Y a-t-il vraiment une vraie et une fausse noblesse ?
Quiconque s’intéresse au monde nobiliaire a rencontré l’expression franchement péjorative de fausse noblesse et de noblesse d’apparence. On a vu ainsi des articles (du Figaro par exemple) expliqué que le premier ministre Dominique de Villepin n’était pas noble (un faux noble) alors que Nicolas Sarkozy qui n’utilise pas ça particule dans sa vie courante est bel et bien un véritable aristocrate… il y a même des encyclopédies ou listes dédiées au phénomène de la fausse noblesse et de la noblesse d’apparence, une véritable liste noire pour les familles concernées…
En réalité il n’existe plus de noblesse aujourd’hui en France ; il existe des individus dont un ancêtre en ligne patrilinéaire directe a été soit reconnu comme noble par la couronne ou bien anoblie par un procédé reconnu. L’ANF (association de la noblesse française) et donc une association de telles personnes avec la contrainte supplémentaire, si l’on peut dire, que des règles précises transmission de la noblesse doigtent être respectées. Dans ce contexte, noblesse ne veut pas dire caractère ou même valeur mais seulement critères historiquement légaux mais sans valeur légale actuelle (sauf pour la procédure d’investiture de titre par le ministère de la justice, procédure qui se fait indépendamment de l’ANF).
S’il n’existe plus de vraie noblesse, il n’existe pas non plus de fausse noblesse et on ne peut accuser une personne ou famille d’être faux noble seulement si cette personne ou famille se présente publiquement comme véritablement noble dans le sens historique évoqué ci-dessus (système ANF).
L’expression « noblesse d’apparence » est peut-être plus appropriée dans le sens où une famille ayant un nom d’apparence noble peut-être une certaine culture nobiliaire (possession d’un manoir ou hôtel particulier par exemple) sera probablement perçu comme étant « noble » par une certaine frange de la population.
Parfois, la frontière entre la noblesse historique (noblesse achevée et documentée) la noblesse d’apparence ou d’assimilation est difficile puisque le le corps social de la noblesse a eu vocation à évoluer et bien sûr à s’élargir. Si l’on considère la noblesse historique, on peut distinguer :
- les familles royales ou impériales ayant raidi sur la France qui forme une catégorie à part même aux yeux du Service du Sceau de France
- la noblesse immémoriale (Montmorency, Rohan)

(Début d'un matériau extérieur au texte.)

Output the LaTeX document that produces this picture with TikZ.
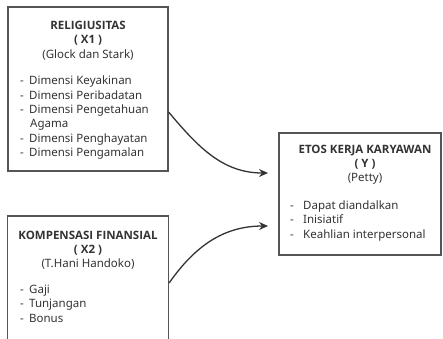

- la noblesse de robe et de charges
- la noblesse d’opportunité (bourgeois ayant pu acheter une lettre noblesse)
- la noblesse inachevée qui techniquement appartient à cette noblesse dite d’apparence
- la noblesse d’agrégation, également inachevée, qui correspond à la haute bourgeoisie en processus plus ou moins finalisé d’intégration à la classe sociale de la noblesse par mariage, ajout de particules, achat de château etc.
En réalité, il n’y a que très peu de famille ayant un patronyme avec une particule entièrement non significative par rapport aux classes ci-dessus. On peut penser à « du Moulin » pour un boulanger ou « du Champs » pour un cultivateur. Par contre, il est probable que le patronyme Dugas de la Grange corresponde à une évolution sociale vers le haut (donc voilà noblesse) plutôt qu’un ajout complètement accidentel ayant rapport avec l’acquisition d’une grange sur une ferme.
Pour les ancêtres de celles et ceux qui la portent aujourd’hui, la prise d’une particule a donc pu être le signe visible et permanent d’une ascension sociale. (Coulmont 2019)
Plutôt que de parler de fausse noblesse ou de noblesse d’apparence, on pourrait plutôt parler d’une classe bourgeoise en transition est inspiré par le modèle nobiliaire, avec l’intention sous l’Ancien Régime et sous l’Empire de s’agréger à cette classe sociale généralement reconnue comme prestigieuse.
Aujourd’hui, la noblesse n’existe plus comme classe ayant un statut légal mais il existe bel et bien en France une stratification sociale ou les familles d’ascendance noble et les familles d’apparence noble semblent se mélanger de façon homogène et convergente. Il a peut-être chez les familles bourgeoises cherchant à assimiler au modèle nobiliaire une démarche plus délibérée de s’associer à ce modèle, alors qu’il est possible d’imaginer qu’un rejeton de vieille famille accorde que très peu d’importance de valeur à cet héritage.